One of the purest Italian Renaissance-palazzo style apartment buildings in the city, this building was erected in 1908 and converted to a cooperative in 1959.

The 12-story building is a virtual twin of the building that occupies the southern portion of the Lexington Avenue blockfront at 131 East 66th Street. The other building has a slightly more favorite site because it is across the sidestreet from the Roman Catholic Church of St. Vincent Ferrer designed by Bertram Goodhue. Both buildings are across the avenue from the full-block Seventh Regiment Armory, whose main entrance and more attractive façade is on Park Avenue. Nevertheless, the low-rise provides this building with considerable "light and air."

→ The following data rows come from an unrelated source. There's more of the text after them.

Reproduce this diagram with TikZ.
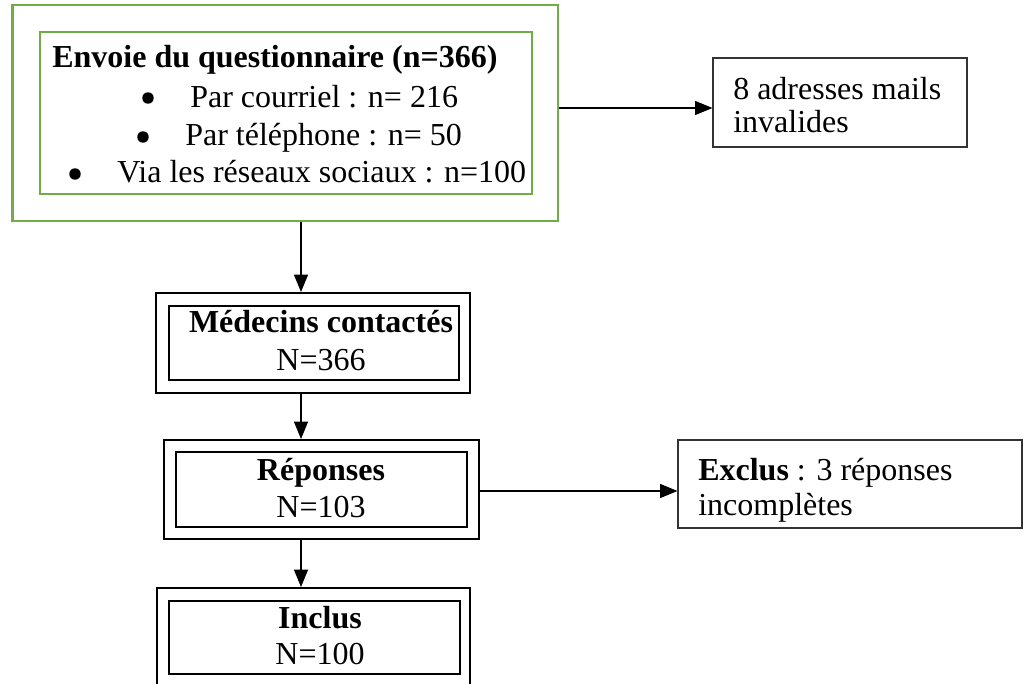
\documentclass[tikz,border=0pt]{standalone}
\usepackage{fontspec}
\setmainfont{Liberation Serif}
\usetikzlibrary{arrows.meta,fit}
\definecolor{offgreen}{HTML}{70AD47}
\definecolor{thingray}{HTML}{333333}
\tikzset{
  greenbox/.style={draw=offgreen, line width=2.2pt, inner sep=0pt},
  outerbox/.style={draw=black, line width=1.5pt, inner sep=0pt},
  innerbox/.style={draw=black, line width=2.1pt, inner sep=0pt},
  sidebox/.style={draw=thingray, line width=0.8pt, inner sep=0pt},
  txt/.style={inner sep=0pt, font=\fontsize{24}{28}\selectfont},
  bul/.style={circle, fill=black, inner sep=0pt, minimum size=8.6pt},
  arr/.style={line width=0.8pt, -{Triangle[length=13pt,width=10.5pt]}}
}
\begin{document}
\begin{tikzpicture}[x=0.75pt,y=-0.75pt]
\useasboundingbox (0,0) rectangle (1028,684);
\clip (0,0) rectangle (1028,684);
\fill[white] (0,0) rectangle (1028,684);
% top green double box
\node[greenbox, fit={(12.7,5) (558,221)}] (topO) {};
\node[greenbox, fit={(40,32) (532,194)}] (topI) {};
\node[txt, anchor=base west] (t0) at (52,68) {\textbf{Envoie du questionnaire (n=366)}};
\node[bul] (b1) at (148,98) {};
\node[txt, anchor=base west] (t1) at (190,108) {Par courriel : n= 216};
\node[bul] (b2) at (143,137) {};
\node[txt, anchor=base west] (t2) at (185,146) {Par téléphone : n= 50};
\node[bul] (b3) at (75,174) {};
\node[txt, anchor=base west] (t3) at (117,183) {Via les réseaux sociaux : n=100};
% Médecins
\node[outerbox, fit={(156,293) (470,393)}] (medO) {};
\node[innerbox, fit={(169,306) (459,380)}] (medI) {};
\node[txt, anchor=base] (m1) at (321,333) {\textbf{Médecins contactés}};
\node[txt, anchor=base] (m2) at (321,370) {N=366};
% Réponses
\node[outerbox, fit={(164,440) (479,539)}] (repO) {};
\node[innerbox, fit={(176,452) (467,527)}] (repI) {};
\node[txt, anchor=base] (r1) at (321,480) {\textbf{Réponses}};
\node[txt, anchor=base] (r2) at (321,517) {N=103};
% Inclus
\node[outerbox, fit={(157,588) (470,710)}] (incO) {};
\node[innerbox, fit={(169,601) (460,674)}] (incI) {};
\node[txt, anchor=base] (i1) at (320,628) {\textbf{Inclus}};
\node[txt, anchor=base] (i2) at (320,664) {N=100};
% side boxes
\node[sidebox, fit={(713,58) (967,147)}] (sb1) {};
\node[txt, anchor=base west] (s1a) at (733,100) {8 adresses mails};
\node[txt, anchor=base west] (s1b) at (733,133) {invalides};
\node[sidebox, fit={(678,440) (1022,528)}] (sb2) {};
\node[txt, anchor=base west] (s2a) at (698,480) {\textbf{Exclus} : 3 réponses};
\node[txt, anchor=base west] (s2b) at (698,515) {incomplètes};
% connectors
\coordinate (spine) at (301,0);
\coordinate (ya) at (0,108);
\coordinate (yb) at (0,491);
\draw[arr] (spine |- topO.south) -- (spine |- medO.north);
\draw[arr] (spine |- medO.south) -- (spine |- repO.north);
\draw[arr] (spine |- repO.south) -- (spine |- incO.north);
\draw[arr] (topO.east |- ya) -- (sb1.west |- ya);
\draw[arr] (repO.east |- yb) -- (sb2.west |- yb);
\end{tikzpicture}
\end{document}
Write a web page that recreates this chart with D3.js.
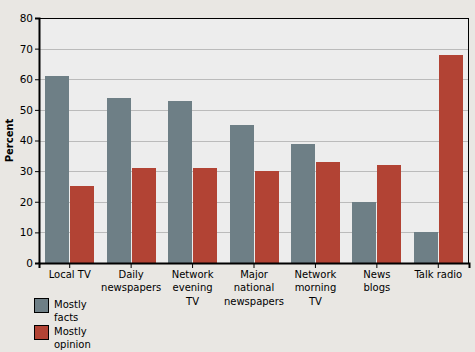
<!DOCTYPE html>
<html>
<head>
<meta charset="utf-8">
<script src="https://cdn.jsdelivr.net/npm/d3@7"></script>
<style>
  body { margin: 0; background: #e9e7e3; }
  text { font-family: "DejaVu Sans", Verdana, sans-serif; font-size: 10px; fill: #000; }
</style>
</head>
<body>
<div id="chart"></div>
<script>
const categories = [
    ['Local TV'],
    ['Daily', 'newspapers'],
    ['Network', 'evening', 'TV'],
    ['Major', 'national', 'newspapers'],
    ['Network', 'morning', 'TV'],
    ['News', 'blogs'],
    ['Talk radio']
];
const mostlyFacts = [61, 54, 53, 45, 39, 20, 10];
const mostlyOpinion = [25, 31, 31, 30, 33, 32, 68];
const series = [
    { name: ['Mostly', 'facts'], values: mostlyFacts, color: '#6e7f86' },
    { name: ['Mostly', 'opinion'], values: mostlyOpinion, color: '#b24334' }
];
const yTicks = [0, 10, 20, 30, 40, 50, 60, 70, 80];

const W = 475, H = 352;
const plot = { left: 39, top: 18, right: 469, bottom: 263 };

const svg = d3.select('#chart').append('svg')
    .attr('width', W)
    .attr('height', H);

const x = d3.scaleBand()
    .domain(d3.range(categories.length))
    .range([plot.left, plot.right]);

const y = d3.scaleLinear()
    .domain([0, 80])
    .range([plot.bottom, plot.top]);

// plot background
svg.append('rect')
    .attr('x', plot.left)
    .attr('y', plot.top)
    .attr('width', plot.right - plot.left)
    .attr('height', plot.bottom - plot.top)
    .attr('fill', '#ededed');

// gridlines
svg.append('g')
    .selectAll('line')
    .data(yTicks.filter(d => d > 0 && d < 80))
    .enter().append('line')
    .attr('x1', plot.left)
    .attr('x2', plot.right)
    .attr('y1', d => Math.round(y(d)) + 0.5)
    .attr('y2', d => Math.round(y(d)) + 0.5)
    .attr('stroke', '#bbbbbb')
    .attr('stroke-width', 1);

// bars
const barW = 24, gap = 1;
series.forEach((s, i) => {
    svg.append('g')
        .selectAll('rect')
        .data(s.values)
        .enter().append('rect')
        .attr('x', (d, j) => Math.round(x(j) + x.bandwidth() / 2 - barW - gap / 2 + i * (barW + gap)))
        .attr('y', d => Math.round(y(d)))
        .attr('width', barW)
        .attr('height', d => plot.bottom - Math.round(y(d)))
        .attr('fill', s.color);
});

// frame
svg.append('rect')
    .attr('x', plot.left + 0.5)
    .attr('y', plot.top + 0.5)
    .attr('width', plot.right - plot.left - 1)
    .attr('height', plot.bottom - plot.top)
    .attr('fill', 'none')
    .attr('stroke', '#000');

// y axis
const yAxis = svg.append('g')
    .attr('transform', `translate(${plot.left},0)`)
    .call(d3.axisLeft(y).tickValues(yTicks).tickSize(4).tickPadding(2));
yAxis.select('.domain').attr('stroke', '#000').attr('stroke-width', 2);
yAxis.selectAll('text').style('font-size', '10.5px').attr('fill', '#000');

// x axis
const xAxis = svg.append('g')
    .attr('transform', `translate(0,${plot.bottom})`)
    .call(d3.axisBottom(x).tickSize(5).tickFormat(''));
xAxis.select('.domain').attr('stroke', '#000').attr('stroke-width', 2);
xAxis.selectAll('.tick').each(function(d) {
    const t = d3.select(this).append('text')
        .attr('text-anchor', 'middle')
        .attr('y', 15);
    categories[d].forEach((line, k) => {
        t.append('tspan')
            .attr('x', 0)
            .attr('dy', k === 0 ? 0 : 13.3)
            .text(line);
    });
});

// y label
svg.append('text')
    .attr('transform', `translate(13,${(plot.top + plot.bottom) / 2}) rotate(-90)`)
    .attr('text-anchor', 'middle')
    .style('font-weight', 'bold')
    .text('Percent');

// legend
const legend = svg.append('g');
series.forEach((s, i) => {
    const g = legend.append('g')
        .attr('transform', `translate(34,${298 + i * 27})`);
    g.append('rect')
        .attr('x', 0.5)
        .attr('y', 0.5)
        .attr('width', 14)
        .attr('height', 14)
        .attr('fill', s.color)
        .attr('stroke', '#000');
    const t = g.append('text').attr('x', 20).attr('y', 10);
    s.name.forEach((line, k) => {
        t.append('tspan')
            .attr('x', 20)
            .attr('dy', k === 0 ? 0 : 13.3)
            .text(line);
    });
});
</script>
</body>
</html>
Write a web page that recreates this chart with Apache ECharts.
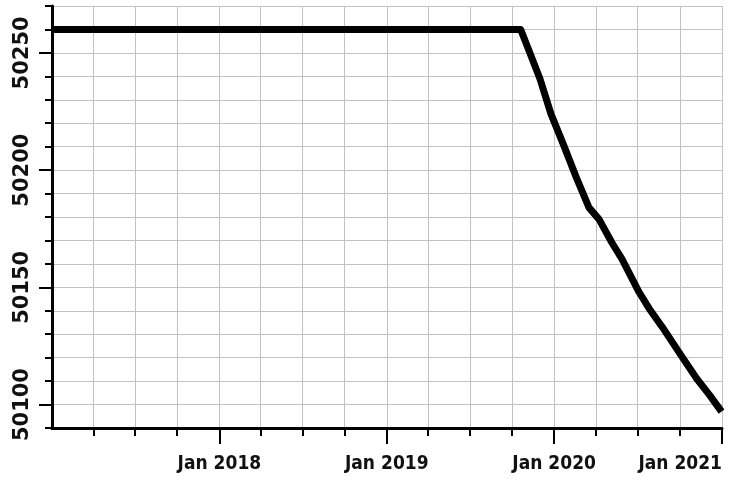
<!DOCTYPE html>
<html>
<head>
<meta charset="utf-8">
<script src="https://cdn.jsdelivr.net/npm/echarts@6/dist/echarts.min.js"></script>
<style>
  html, body { margin: 0; padding: 0; background: #fff; }
  #chart { width: 730px; height: 480px; }
</style>
</head>
<body>
<div id="chart"></div>
<script>
// 数据点（日期 / 数值）
const dates = [
  '2017-01-01', '2019-10-20', '2019-11-07', '2019-12-01', '2019-12-25',
  '2020-01-23', '2020-02-18', '2020-03-17', '2020-04-08', '2020-05-06',
  '2020-05-28', '2020-07-04', '2020-07-26', '2020-08-24', '2020-10-07',
  '2020-11-07', '2020-12-05', '2020-12-31'
]
const values = [
  50260, 50260, 50251, 50239, 50224,
  50210, 50197, 50184, 50179, 50169,
  50162, 50148, 50141, 50133, 50120,
  50111, 50104, 50097
]

// x轴刻度：季度小刻度，年份大刻度+标签
const quarterTicks = [
  '2017-04-01', '2017-07-01', '2017-10-01', '2018-01-01',
  '2018-04-01', '2018-07-01', '2018-10-01', '2019-01-01',
  '2019-04-01', '2019-07-01', '2019-10-01', '2020-01-01',
  '2020-04-01', '2020-07-01', '2020-10-01', '2021-01-01'
]
const yearTicks = ['2018-01-01', '2019-01-01', '2020-01-01', '2021-01-01']
const xRange = ['2017-01-01', '2021-01-01']

// y轴：每10一条网格线，每50一个标签
const yRange = [50090, 50270]
const yLabelTicks = [50100, 50150, 50200, 50250]

const toTime = (s) => echarts.number.parseDate(s).getTime()

const lineColor = '#000'
const gridColor = '#c2c2c2'

const chart = echarts.init(document.getElementById('chart'))

const option = {
  animation: false,
  grid: { left: 52, right: 8, top: 6, bottom: 52 },
  xAxis: [
    {
      type: 'value', // 时间戳当数值用，方便自定义季度刻度
      position: 'bottom',
      min: toTime(xRange[0]),
      max: toTime(xRange[1]),
      axisLine: { show: true, lineStyle: { color: lineColor, width: 3 } },
      axisTick: {
        show: true,
        length: 8,
        lineStyle: { color: lineColor, width: 2 },
        customValues: quarterTicks.map(toTime)
      },
      axisLabel: { show: false },
      splitLine: { show: true, lineStyle: { color: gridColor, width: 1 } }
    },
    {
      type: 'value',
      position: 'bottom',
      min: toTime(xRange[0]),
      max: toTime(xRange[1]),
      axisLine: { show: false },
      axisTick: {
        show: true,
        length: 16,
        lineStyle: { color: lineColor, width: 2 },
        customValues: yearTicks.map(toTime)
      },
      axisLabel: {
        show: true,
        customValues: yearTicks.map(toTime),
        formatter: (v) => 'Jan ' + new Date(v).getFullYear(),
        alignMaxLabel: 'right',
        margin: 27,
        fontSize: 19,
        fontWeight: 'bold',
        fontFamily: "'DejaVu Sans Condensed', 'DejaVu Sans', sans-serif",
        color: '#111'
      },
      splitLine: { show: false }
    }
  ],
  yAxis: [
    {
      type: 'value',
      position: 'left',
      min: yRange[0],
      max: yRange[1],
      interval: 10,
      axisLine: { show: true, lineStyle: { color: lineColor, width: 3 } },
      axisTick: { show: true, length: 7, lineStyle: { color: lineColor, width: 2 } },
      axisLabel: { show: false },
      splitLine: { show: true, lineStyle: { color: gridColor, width: 1 } }
    },
    {
      type: 'value',
      position: 'left',
      min: yRange[0],
      max: yRange[1],
      interval: 10,
      axisLine: { show: false },
      axisTick: {
        show: true,
        length: 13,
        lineStyle: { color: lineColor, width: 2 },
        customValues: yLabelTicks
      },
      axisLabel: {
        show: true,
        customValues: yLabelTicks,
        formatter: (v) => String(v),
        rotate: 90,
        margin: 19,
        fontSize: 21,
        fontWeight: 'bold',
        fontFamily: "'DejaVu Sans', sans-serif",
        color: '#111'
      },
      splitLine: { show: false }
    }
  ],
  series: [
    {
      type: 'line',
      xAxisIndex: 0,
      yAxisIndex: 0,
      showSymbol: false,
      symbol: 'none',
      lineStyle: { color: lineColor, width: 7, join: 'round' },
      data: dates.map((d, i) => [toTime(d), values[i]])
    }
  ]
}

chart.setOption(option)
</script>
</body>
</html>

Both buildings were designed by Charles A. Platt for William J. Taylor, who had developed "studio" apartment buildings on the West Side. Mr. Platt was a member of the architectural firm of Pollard & Steinam when he designed the 66th Street building and switched to the firm of Rossiter & Wright to design this building.

The other building was built the year before this one and has only 32 apartments while this one has 56.

They are among the few formal apartment buildings that have many apartments with living rooms with very high ceilings, most of which were planned to have north light, some of which are visible on the sidestreet of this building.

The building is distinguished by its very handsome and large cornice and its very impressive entrance portals flanked by columns and topped with broken pediments on the sidestreet. The building has a nice, tall, wrought-iron fence and four stringcourses. The architect, who originally had an apartment in the building, visually broke up the long sidestreet façade by slightly protruding the middle stringcourses beneath the windows in the center of the façade, a quite subtle touch. The building fortunately retains its consistent multipaned fenestration.

It has a doorman and the second floor has nice wrought-iron balconies. The building has no garage and no sidewalk landscaping. Cross-town buses and a local subway station are nearby on 67th Street as is a police precinct. Hunter College is one block to the north on the avenue where there is considerable traffic. There is very good neighborhood shopping in the vicinity.